Sometimes Costuming takes a back seat to real life. At other times real life hits the costumer like being hit by a bus. That happened to me, one of my two best friends, (yes, I know you are only supposed to have one) decided that instead of talking things out that we should not be friends. Not the first time this has happened as things have often gone this way in times of dispute. This was not the first time we've had a rupture in our friendship, but it was the last time I was willing to accept we just ignore things and (again) make such a black and white deceleration about a friendship that had sixteen (16) years of up and downs. I had to accept that and move forward, but that honestly was not easy.
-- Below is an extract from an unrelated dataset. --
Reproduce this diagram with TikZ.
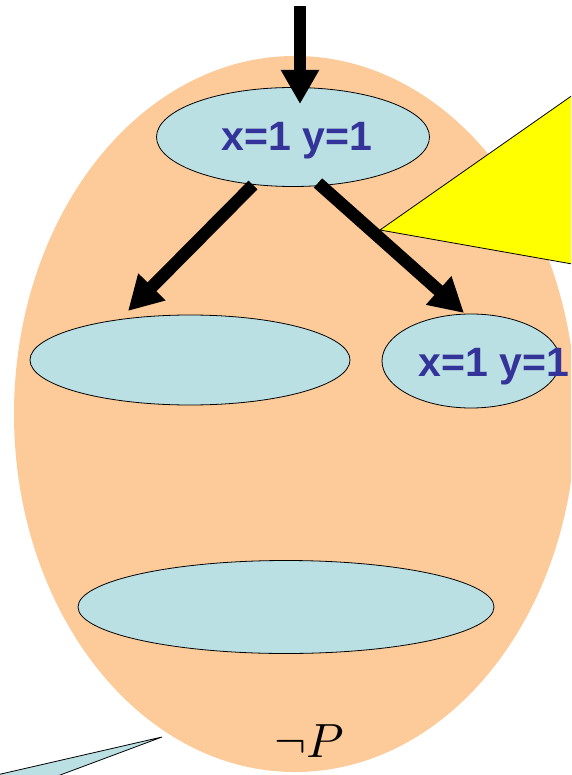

Frankly I just shut down. Even though I knew she was going to do this, not at the back of my mind but knowing our relationship, it still hurt. To be honest it cut me to my core. To make another confession I suffer from sever anxiety, that can and dose lead to depression. Costumes, design, even going to (costume (Costume Con) CC32 was in question. But I had to drag myself out of it. I am still going to CC32. Not sure what costumes I am bringing. Certainly not the historical ones I had hoped to bring but I am going. I am going to enjoy the convention, even flying solo, and I am going to see two new places. Niagara Falls and Toronto because I love to travel.
Long and the short, I took a step forward then took two steps back. NOT in the Paula Abdul fashion, but I am working on it. And I will be working on my costumes in the very near future. AKA like tomorrow, for CC32!